While arguing that heterosexuality is the eroticisation of (patriarchal) domination, she fails to account for (or even mention) male masochism. Given its importance as a pornographic motif and among the reasons for which men seek prostitutes, this is a serious lacuna. While it would not necessarily undermine her arguments--anyone who has ploughed through that least arousing of works, Venus in Furs, will have learnt how carefully the masochist sets himself up as the centre of the scene, dominant even in submission--she neglects it entirely. While she deplores (this is hardly a strong enough word) gay sado-masochism she fails to account for what I understand to be the enormous predominance (which pertains also in heterosexual s/m circles) of masochists seeking that rare thing, a good 'top'.
This is not to deny that there are valid and important points caught in the thickets of her arguments. The construction of sex as a privileged arena did mean that it became a rubbish-bin (or perhaps can of worms would be a better metaphor) of unexamined assumptions about gender and the roles of the sexes. The idea that sex is of itself, in any form, and at all times 'good' is about as misleading as the idea that of itself and in any form and at all times it is 'bad'. However, she tends to confuse description with promotion: just because 1960s writers mentioned necrophilia (in the good old Havelock Ellis tradition of demonstrating how wide and weird the boundaries of sex) were they actually advocating the Joy of Dead Sex, or Corpse Liberation?
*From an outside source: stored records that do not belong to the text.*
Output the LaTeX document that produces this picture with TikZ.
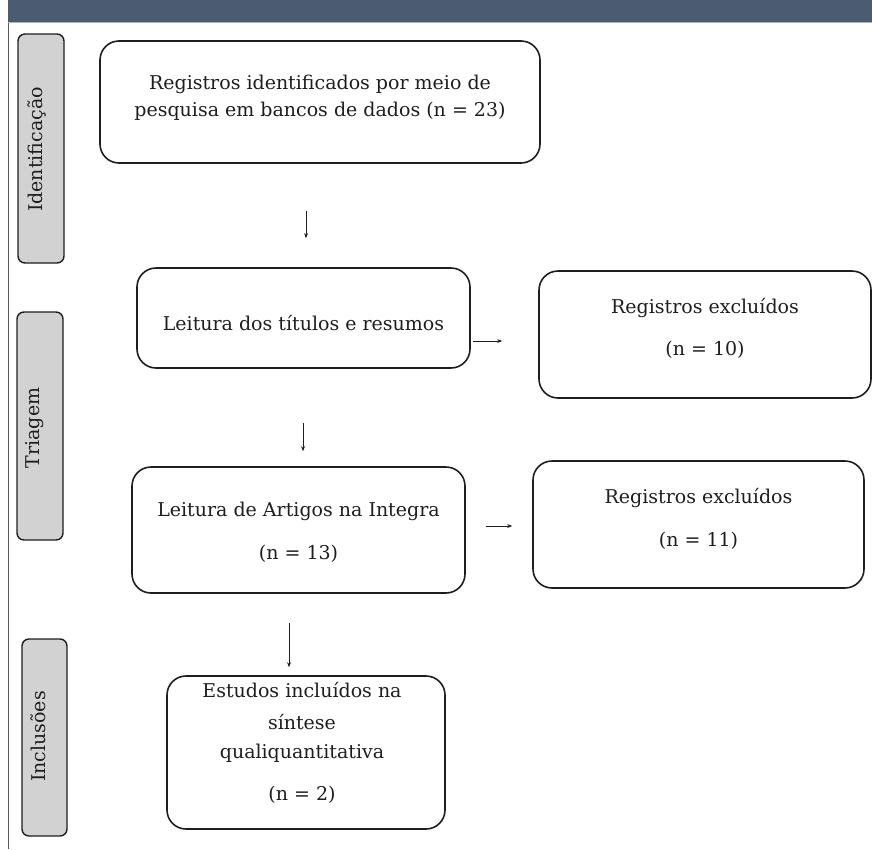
\documentclass[tikz,border=0pt]{standalone}
\usepackage{fontspec}
\setmainfont{DejaVu Serif}
\usetikzlibrary{arrows.meta}
\definecolor{bandcol}{HTML}{4A5B72}
\definecolor{sidefill}{HTML}{D2D2D2}
\definecolor{inkcol}{HTML}{1E1E1E}
\tikzset{
  mainbox/.style={draw=inkcol, line width=1.6pt, rounded corners=19pt, rectangle, inner sep=0pt},
  sidebox/.style={draw=inkcol, fill=sidefill, line width=1.4pt, rounded corners=7pt, rectangle, inner sep=0pt},
  lbl/.style={anchor=base, inner sep=0pt, font=\fontsize{19}{24}\selectfont, text=inkcol},
  sidelbl/.style={anchor=base, rotate=90, inner sep=0pt, font=\fontsize{19}{24}\selectfont, text=inkcol},
  arr/.style={draw=inkcol, line width=0.9pt, -{Stealth[length=5pt,width=4pt]}}
}
\begin{document}
\begin{tikzpicture}[x=1pt,y=-1pt]
\useasboundingbox (0,0) rectangle (872,849);
\fill[bandcol] (8,0) rectangle (872,22);
\draw[black!65, line width=1pt] (8,22) -- (8,849);
\draw[gray!60, line width=0.6pt] (8,22) -- (872,22);

% side labels
\node[sidebox, minimum width=46pt, minimum height=229pt] (sid) at (41,148.5) {};
\node[sidelbl] (sidt) at (42,149.5) {Identificação};
\node[sidebox, minimum width=46pt, minimum height=228pt] (stri) at (40,426) {};
\node[sidelbl] (strit) at (39.5,428) {Triagem};
\node[sidebox, minimum width=45pt, minimum height=197pt] (sinc) at (44.5,737.5) {};
\node[sidelbl] (sinct) at (45,736.5) {Inclusões};

% main boxes
\node[mainbox, minimum width=440pt, minimum height=122pt] (b1) at (320,102) {};
\node[lbl] (b1t1) at (320,89) {Registros identificados por meio de};
\node[lbl] (b1t2) at (320,116) {pesquisa em bancos de dados (n = 23)};

\node[mainbox, minimum width=333pt, minimum height=100pt] (b2) at (303.5,318) {};
\node[lbl] (b2t1) at (303.5,330) {Leitura dos títulos e resumos};

\node[mainbox, minimum width=332pt, minimum height=127pt] (r1) at (705,334.5) {};
\node[lbl] (r1t1) at (705,313) {Registros excluídos};
\node[lbl] (r1t2) at (705,355) {(n = 10)};

\node[mainbox, minimum width=333pt, minimum height=126pt] (b3) at (298.5,530) {};
\node[lbl] (b3t1) at (298.5,516) {Leitura de Artigos na Integra};
\node[lbl] (b3t2) at (298.5,559) {(n = 13)};

\node[mainbox, minimum width=331pt, minimum height=127pt] (r2) at (698.5,524.5) {};
\node[lbl] (r2t1) at (698.5,503) {Registros excluídos};
\node[lbl] (r2t2) at (698.5,546) {(n = 11)};

\node[mainbox, minimum width=278pt, minimum height=153pt] (b4) at (306,752.5) {};
\node[lbl] (b4t1) at (302,697) {Estudos incluídos na};
\node[lbl] (b4t2) at (302,729) {síntese};
\node[lbl] (b4t3) at (302,758) {qualiquantitativa};
\node[lbl] (b4t4) at (302,800) {(n = 2)};

% arrows
\draw[arr, shorten <=47pt, shorten >=29pt] (b1.south -| 306,0) -- (b2.north -| 306,0);
\draw[arr, shorten <=2pt, shorten >=36pt] (b2.east |- 0,341) -- (r1.west |- 0,341);
\draw[arr, shorten <=54pt, shorten >=15pt] (b2.south -| 303,0) -- (b3.north -| 303,0);
\draw[arr, shorten <=20pt, shorten >=20pt] (b3.east |- 0,526) -- (r2.west |- 0,526);
\draw[arr, shorten <=29pt, shorten >=8pt] (b3.south -| 289,0) -- (b4.north -| 289,0);
\end{tikzpicture}
\end{document}
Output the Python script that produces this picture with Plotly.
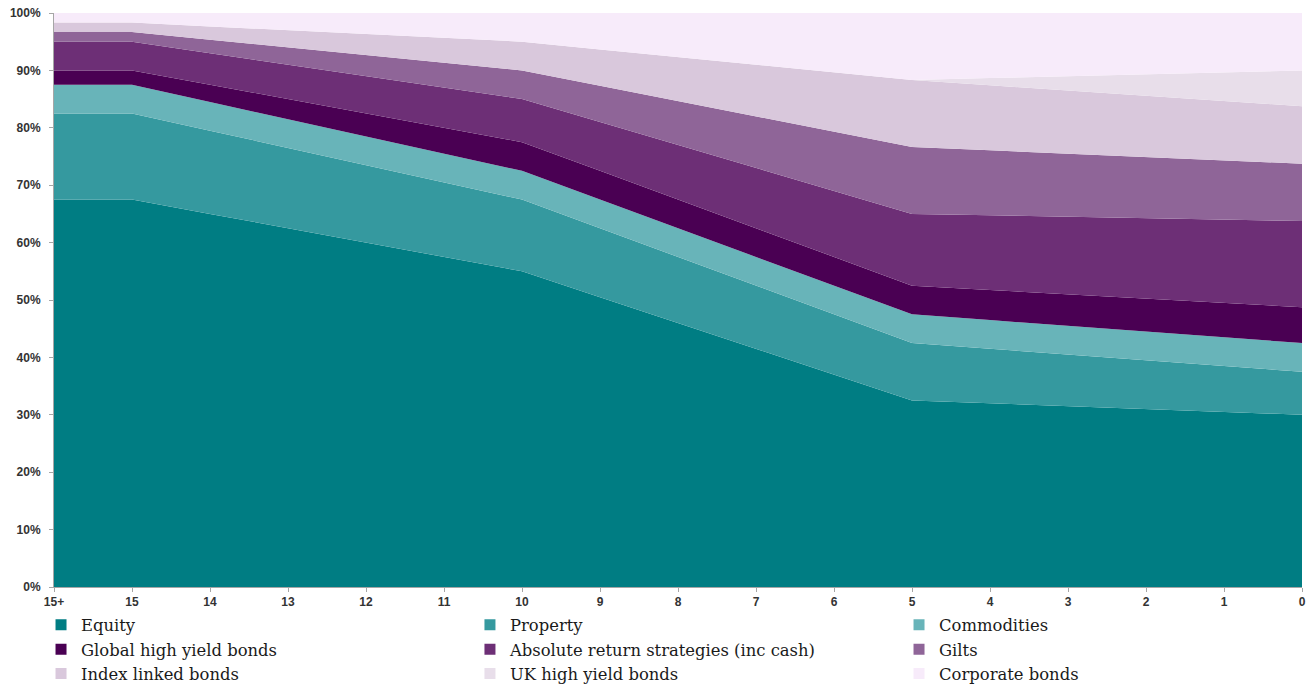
import plotly.graph_objects as go

# Years to retirement along the glide path
years = ["15+", "15", "14", "13", "12", "11", "10", "9", "8", "7", "6",
         "5", "4", "3", "2", "1", "0"]

# Allocation by asset class (% of portfolio)
equity = [67.5, 67.5, 65.0, 62.5, 60.0, 57.5, 55.0, 50.5, 46.0, 41.5, 37.0,
          32.5, 32.0, 31.5, 31.0, 30.5, 30.0]
property_ = [15.0, 15.0, 14.5, 14.0, 13.5, 13.0, 12.5, 12.0, 11.5, 11.0, 10.5,
             10.0, 9.5, 9.0, 8.5, 8.0, 7.5]
commodities = [5.0, 5.0, 5.0, 5.0, 5.0, 5.0, 5.0, 5.0, 5.0, 5.0, 5.0,
               5.0, 5.0, 5.0, 5.0, 5.0, 5.0]
global_hy = [2.5, 2.5, 3.0, 3.5, 4.0, 4.5, 5.0, 5.0, 5.0, 5.0, 5.0,
             5.0, 5.25, 5.5, 5.75, 6.0, 6.25]
absolute_return = [5.0, 5.0, 5.5, 6.0, 6.5, 7.0, 7.5, 8.5, 9.5, 10.5, 11.5,
                   12.5, 13.0, 13.5, 14.0, 14.5, 15.0]
gilts = [1.67, 1.67, 2.33, 3.0, 3.67, 4.33, 5.0, 6.33, 7.67, 9.0, 10.33,
         11.67, 11.33, 11.0, 10.67, 10.33, 10.0]
index_linked = [1.67, 1.67, 2.33, 3.0, 3.67, 4.33, 5.0, 6.33, 7.67, 9.0, 10.33,
                11.67, 11.33, 11.0, 10.67, 10.33, 10.0]
uk_hy = [0.0, 0.0, 0.0, 0.0, 0.0, 0.0, 0.0, 0.0, 0.0, 0.0, 0.0,
         0.0, 1.25, 2.5, 3.75, 5.0, 6.25]
corporate = [1.66, 1.66, 2.34, 3.0, 3.66, 4.34, 5.0, 6.34, 7.66, 9.0, 10.34,
             11.66, 11.34, 11.0, 10.66, 10.34, 10.0]

# name, values, colour, legend column
series = [
    ("Equity", equity, "#007D83", "legend"),
    ("Property", property_, "#35999F", "legend2"),
    ("Commodities", commodities, "#68B4B9", "legend3"),
    ("Global high yield bonds", global_hy, "#4A0053", "legend"),
    ("Absolute return strategies (inc cash)", absolute_return, "#6D2F76", "legend2"),
    ("Gilts", gilts, "#8F6598", "legend3"),
    ("Index linked bonds", index_linked, "#D9C8DC", "legend"),
    ("UK high yield bonds", uk_hy, "#E8DEEA", "legend2"),
    ("Corporate bonds", corporate, "#F7EBFA", "legend3"),
]

fig = go.Figure()
for name, vals, color, _ in series:
    fig.add_trace(go.Scatter(
        x=years, y=vals, name=name, mode="lines",
        stackgroup="alloc", groupnorm="percent",
        line=dict(width=0, color=color), fillcolor=color,
        hoverinfo="skip", showlegend=False,
    ))

# Square swatches for the legend entries
for name, vals, color, leg in series:
    fig.add_trace(go.Scatter(
        x=[None], y=[None], name=name, mode="markers",
        marker=dict(symbol="square", size=11, color=color),
        legend=leg, showlegend=True,
    ))

tick_font = dict(family="Liberation Sans, Arial, sans-serif", size=12,
                 color="#333333", weight="bold")
legend_font = dict(family="DejaVu Serif, Georgia, serif", size=16.4,
                   color="#1a1a1a")

def legend_at(xpos):
    return dict(
        orientation="v", x=xpos, y=-0.036, xanchor="left", yanchor="top",
        bgcolor="rgba(0,0,0,0)", font=legend_font, traceorder="normal",
        itemwidth=30, tracegroupgap=0,
    )

fig.update_layout(
    width=1309, height=685,
    margin=dict(l=54, r=7, t=13, b=98, autoexpand=False),
    paper_bgcolor="white", plot_bgcolor="white",
    showlegend=True,
    legend=legend_at(-0.0104),
    legend2=legend_at(0.3333),
    legend3=legend_at(0.6771),
    xaxis=dict(
        type="category", range=[0, 16], showgrid=False, zeroline=False,
        showline=True, linecolor="#a6a6a6", linewidth=1,
        ticks="outside", ticklen=4, tickcolor="#a6a6a6",
        tickfont=tick_font,
    ),
    yaxis=dict(
        range=[0, 100], dtick=10, ticksuffix="%", showgrid=False,
        zeroline=False, showline=True, linecolor="#a6a6a6", linewidth=1,
        ticks="outside", ticklen=4, tickcolor="#a6a6a6",
        ticklabelstandoff=6, tickfont=tick_font,
    ),
)

fig.write_html("out.html")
There is something seriously disturbing about a self-proclaimed feminist study in which women are depicted as pliant clay moulded to the demands of an apparently transhistorical male dominance, and only able to avoid this fate by eschewing men entirely. While concepts of 'consent' and 'choice' need care, still actions mean different things if undertaken from choice rather than under constraint. The 'Sexual Revolution', combined with the changing socio-economic role of women, was, if not unambiguously praiseworthy, not so retrogressive as Jeffreys contends. Without that upheaval, would she even be writing this book?